* [Provided data]
====
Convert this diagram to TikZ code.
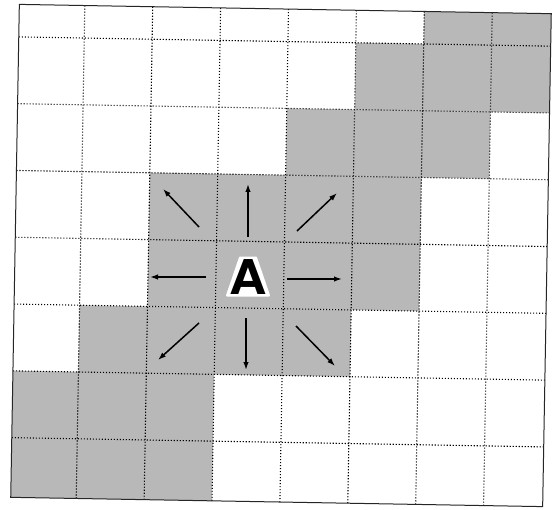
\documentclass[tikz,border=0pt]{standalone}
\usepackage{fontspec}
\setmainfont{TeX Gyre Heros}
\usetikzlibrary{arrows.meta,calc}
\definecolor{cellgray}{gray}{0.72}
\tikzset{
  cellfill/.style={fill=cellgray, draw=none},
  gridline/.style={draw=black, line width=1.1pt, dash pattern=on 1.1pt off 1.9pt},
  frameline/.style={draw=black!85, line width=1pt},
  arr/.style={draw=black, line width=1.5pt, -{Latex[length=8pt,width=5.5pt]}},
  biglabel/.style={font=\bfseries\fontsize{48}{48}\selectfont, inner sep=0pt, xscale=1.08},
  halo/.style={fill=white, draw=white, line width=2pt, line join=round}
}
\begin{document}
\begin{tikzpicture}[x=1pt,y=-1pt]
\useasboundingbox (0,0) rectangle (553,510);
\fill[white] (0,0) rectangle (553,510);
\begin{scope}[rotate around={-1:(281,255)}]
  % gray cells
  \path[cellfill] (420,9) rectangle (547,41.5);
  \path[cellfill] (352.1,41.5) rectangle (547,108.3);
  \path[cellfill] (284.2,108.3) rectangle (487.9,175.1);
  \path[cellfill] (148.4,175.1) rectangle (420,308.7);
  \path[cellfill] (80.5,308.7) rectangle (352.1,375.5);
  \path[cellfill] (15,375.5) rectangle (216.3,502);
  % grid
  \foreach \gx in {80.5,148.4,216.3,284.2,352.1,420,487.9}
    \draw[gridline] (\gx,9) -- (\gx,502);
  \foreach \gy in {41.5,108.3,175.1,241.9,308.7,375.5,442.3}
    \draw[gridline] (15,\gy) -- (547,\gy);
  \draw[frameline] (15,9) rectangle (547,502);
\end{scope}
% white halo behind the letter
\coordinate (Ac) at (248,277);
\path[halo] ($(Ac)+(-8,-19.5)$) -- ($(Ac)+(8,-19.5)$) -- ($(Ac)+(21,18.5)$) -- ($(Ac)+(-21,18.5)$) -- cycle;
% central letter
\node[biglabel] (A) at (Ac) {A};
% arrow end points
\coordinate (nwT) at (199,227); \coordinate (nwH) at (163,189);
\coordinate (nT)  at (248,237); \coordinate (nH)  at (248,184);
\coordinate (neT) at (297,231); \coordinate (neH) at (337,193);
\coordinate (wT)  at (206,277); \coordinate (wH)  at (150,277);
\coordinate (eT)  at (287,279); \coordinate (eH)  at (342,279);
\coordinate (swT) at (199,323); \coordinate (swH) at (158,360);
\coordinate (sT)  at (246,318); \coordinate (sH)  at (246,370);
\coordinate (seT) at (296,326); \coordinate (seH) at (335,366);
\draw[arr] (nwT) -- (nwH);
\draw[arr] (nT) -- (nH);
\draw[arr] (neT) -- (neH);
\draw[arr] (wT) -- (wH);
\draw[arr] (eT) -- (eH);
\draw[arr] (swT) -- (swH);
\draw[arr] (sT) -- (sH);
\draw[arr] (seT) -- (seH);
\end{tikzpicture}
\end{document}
====
Transcribe the whole listing exactly. Pictures are excluded.

Convert this diagram to TikZ code.
\documentclass[tikz,border=0pt]{standalone}
\usepackage{fontspec}
\setmainfont{TeX Gyre Heros}
\usetikzlibrary{arrows.meta,calc}
\definecolor{cellgray}{gray}{0.72}
\tikzset{
  cellfill/.style={fill=cellgray, draw=none},
  gridline/.style={draw=black, line width=1.1pt, dash pattern=on 1.1pt off 1.9pt},
  frameline/.style={draw=black!85, line width=1pt},
  arr/.style={draw=black, line width=1.5pt, -{Latex[length=8pt,width=5.5pt]}},
  biglabel/.style={font=\bfseries\fontsize{48}{48}\selectfont, inner sep=0pt, xscale=1.08},
  halo/.style={fill=white, draw=white, line width=2pt, line join=round}
}
\begin{document}
\begin{tikzpicture}[x=1pt,y=-1pt]
\useasboundingbox (0,0) rectangle (553,510);
\fill[white] (0,0) rectangle (553,510);
\begin{scope}[rotate around={-1:(281,255)}]
  % gray cells
  \path[cellfill] (420,9) rectangle (547,41.5);
  \path[cellfill] (352.1,41.5) rectangle (547,108.3);
  \path[cellfill] (284.2,108.3) rectangle (487.9,175.1);
  \path[cellfill] (148.4,175.1) rectangle (420,308.7);
  \path[cellfill] (80.5,308.7) rectangle (352.1,375.5);
  \path[cellfill] (15,375.5) rectangle (216.3,502);
  % grid
  \foreach \gx in {80.5,148.4,216.3,284.2,352.1,420,487.9}
    \draw[gridline] (\gx,9) -- (\gx,502);
  \foreach \gy in {41.5,108.3,175.1,241.9,308.7,375.5,442.3}
    \draw[gridline] (15,\gy) -- (547,\gy);
  \draw[frameline] (15,9) rectangle (547,502);
\end{scope}
% white halo behind the letter
\coordinate (Ac) at (248,277);
\path[halo] ($(Ac)+(-8,-19.5)$) -- ($(Ac)+(8,-19.5)$) -- ($(Ac)+(21,18.5)$) -- ($(Ac)+(-21,18.5)$) -- cycle;
% central letter
\node[biglabel] (A) at (Ac) {A};
% arrow end points
\coordinate (nwT) at (199,227); \coordinate (nwH) at (163,189);
\coordinate (nT)  at (248,237); \coordinate (nH)  at (248,184);
\coordinate (neT) at (297,231); \coordinate (neH) at (337,193);
\coordinate (wT)  at (206,277); \coordinate (wH)  at (150,277);
\coordinate (eT)  at (287,279); \coordinate (eH)  at (342,279);
\coordinate (swT) at (199,323); \coordinate (swH) at (158,360);
\coordinate (sT)  at (246,318); \coordinate (sH)  at (246,370);
\coordinate (seT) at (296,326); \coordinate (seH) at (335,366);
\draw[arr] (nwT) -- (nwH);
\draw[arr] (nT) -- (nH);
\draw[arr] (neT) -- (neH);
\draw[arr] (wT) -- (wH);
\draw[arr] (eT) -- (eH);
\draw[arr] (swT) -- (swH);
\draw[arr] (sT) -- (sH);
\draw[arr] (seT) -- (seH);
\end{tikzpicture}
\end{document}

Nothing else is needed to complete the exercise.